Il concetto di «compagnia di bandiera» è dunque stato superato e non esiste più da un punto di vista giuridico. Vale solo come immagine, ma la sola immagine non serve a fare business. La liberalizzazione del mercato è per molti settori un fattore positivo per il consumatore. Lo è stata anche per il trasporto aereo con la nascita delle compagnie low-cost che hanno costretto le grandi compagnie a rivedere le loro tariffe. Tuttavia, non si deve dimenticare che il trasporto aereo è un servizio universale ed essenziale che garantisce il principio costituzionale della mobilità del cittadino, tanto che in ambito comunitario esistono norme per gli «oneri di servizio pubblico» per garantire la mobilità ai cittadini residenti nelle isole o possedimenti lontani. Alitalia-CAI, unita a Airone, è il maggiore vettore italiano che assicura questo diritto alla mobilità. Privatizzando Alitalia si è costituita una società per azioni che non può rispondere solo ai principi della buona gestione e del profitto perché svolge un servizio pubblico.
Credo che a settembre il Governo in carica, l’opposizione e le parti sociali dovranno verificare se l’andamento di Alitalia-CAI assicura lo svolgimento del servizio pubblico del trasporto aereo e studiare i modi per aiutare la compagnia a procedere verso un cammino virtuoso, pur nella difficoltà di una grande crisi economica in atto. Su tutta la situazione pesa anche il costo della cassa integrazione per quattro anni a carico dello Stato, quindi del cittadino contribuente.

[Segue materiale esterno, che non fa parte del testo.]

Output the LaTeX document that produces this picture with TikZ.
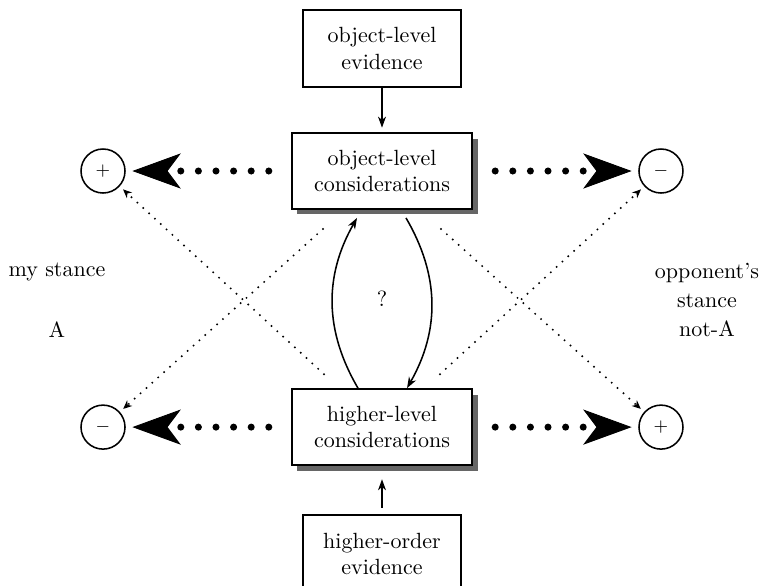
\documentclass[tikz,border=0pt]{standalone}
\usepackage{amsmath}
\usepackage{tikz}
\usetikzlibrary{arrows.meta,positioning,calc,shadows}
\tikzstyle{considbox} = [rectangle, draw, line width=0.9pt, fill=white, minimum width=82pt, minimum height=34.5pt, align=center, drop shadow={shadow xshift=2.5pt, shadow yshift=-2.5pt, fill=black!60, opacity=1}]
\tikzstyle{evidbox} = [rectangle, draw, line width=0.9pt, minimum width=72pt, minimum height=35pt, align=center]
\tikzstyle{valence} = [circle, draw, line width=0.7pt, minimum size=20pt, inner sep=0pt, font=\footnotesize]
\tikzstyle{bigdots} = [line width=3.2pt, line cap=round, dash pattern=on 0pt off 8pt, -{Stealth[length=22pt,width=16pt,inset=6pt,line width=0.4pt]}, shorten <=10pt, shorten >=3pt]
\tikzstyle{thindots} = [line width=1pt, line cap=round, dash pattern=on 0pt off 3.6pt, -{Stealth[length=4pt,width=3.5pt,line width=0.5pt]}, shorten >=2pt]
\tikzstyle{feed} = [line width=0.7pt, -{Stealth[length=5pt,width=3.6pt,inset=1.5pt]}]

\begin{document}
\begin{tikzpicture}[x=0.4545pt, y=-0.4545pt]
\useasboundingbox (0,0) rectangle (764,585);

% the two kinds of considerations
\node[considbox] (ocons) at (382,171) {object-level\\considerations};
\node[considbox, below=81pt of ocons] (hcons) {higher-level\\considerations};

% evidence feeding them
\node[evidbox, above=20pt of ocons] (oevid) {object-level\\evidence};
\node[evidbox, below=22pt of hcons] (hevid) {higher-order\\evidence};

% stances
\node[valence, left=75pt of ocons] (lplus) {$+$};
\node[valence, right=75pt of ocons] (rminus) {$-$};
\node[valence, left=75pt of hcons] (lminus) {$-$};
\node[valence, right=75pt of hcons] (rplus) {$+$};

\node (mine) at (57,272) {my stance};
\node (mineA) at (57,330) {A};
\node[align=center] (theirs) at (707,300) {opponent's\\[1pt]stance\\[1pt]not-A};

\node (qm) at ($(ocons.south)!0.5!(hcons.north)$) {?};

\draw[feed, shorten >=2pt] (oevid) -- (ocons);
\draw[feed, shorten <=3pt, shorten >=6pt] (hevid) -- (hcons);

\draw[bigdots] (ocons.west) -- (lplus);
\draw[bigdots] (ocons.east) -- (rminus);
\draw[bigdots] (hcons.west) -- (lminus);
\draw[bigdots] (hcons.east) -- (rplus);

\draw[thindots] ($(ocons.south)+(-59,19)$) -- (lminus);
\draw[thindots] ($(ocons.south)+(59,19)$) -- (rplus);
\draw[thindots] ($(hcons.north)+(-58,-14)$) -- (lplus);
\draw[thindots] ($(hcons.north)+(58,-14)$) -- (rminus);

\draw[feed] ($(hcons.north)+(-24,0)$) to[bend left=30] ($(ocons.south)+(-25,8)$);
\draw[feed] ($(ocons.south)+(24,8)$) to[bend left=30] ($(hcons.north)+(25,0)$);
\end{tikzpicture}
\end{document}
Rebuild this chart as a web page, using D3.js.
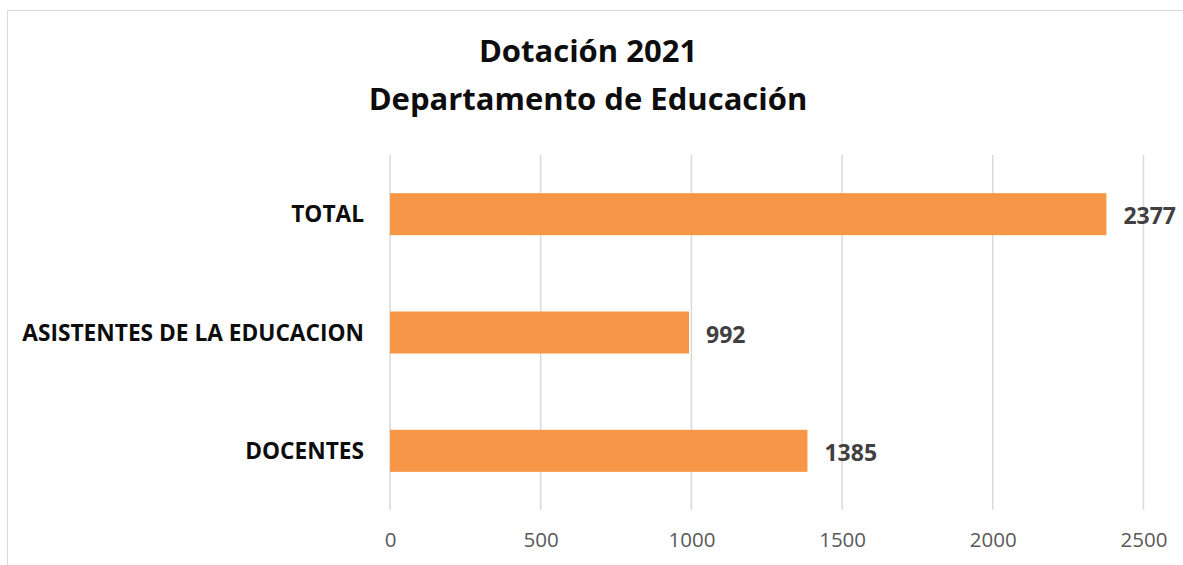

Nel CDA di mercoledì i vertici di Alitalia hanno escluso aumenti di capitale. Forse una strada per migliorare l’attuale situazione potrebbe essere proprio un aumento di capitale con rinuncia al diritto di opzione degli attuali azionisti a favore di Air France, anche se Air France ha appena dichiarato una riduzione dei ricavi del 20% rispetto ai primi mesi del 2008 e ha previsto riduzione di personale per la fine dell’anno. Si potrebbe costituire una co-governance italo-francese per introdurre nuove competenze ed esperienze. L’anno scorso abbiamo assistito a una difficile start-up di CAI con la rincorsa al COA (Certificato di Operatore Aereo) e alla licenza richiesti dai regolamenti comunitari o all’incertezza nella permanenza nella membership di IATA, certamente dovuta alla poca esperienza del personale impiegato. Il settore aereo è un settore molto complesso, regolato dalle norme ICAO (l’organizzazione mondiale dell’aviazione civile), dalle norme europee e da quelle interne. Tutto questo si deve conoscere bene, oltre alle normali competenze di management.
Stupisce che un imprenditore abile e di successo come Roberto Colaninno non abbia pensato fin dall’inizio a mettere al vertice di CAI un manager di provata capacità proveniente da uno dei maggiori vettori europei e dunque con una consolidata esperienza nel settore. Non bisogna aver paura di modificare una strategia che le condizioni di mercato hanno reso non più realizzabile o attuale.
In questo scenario si nota un grande silenzio di Banca Intesa dopo la intensa attività per realizzare il progetto Alitalia/Airone. Forse perché è rientrata dalle esposizioni con Airone?
E quanti anni occorreranno al Commissario Fantozzi per la liquidazione degli assets della bad company? Gli aerei non passati ad Alitalia CAI perdono ogni giorno di valore.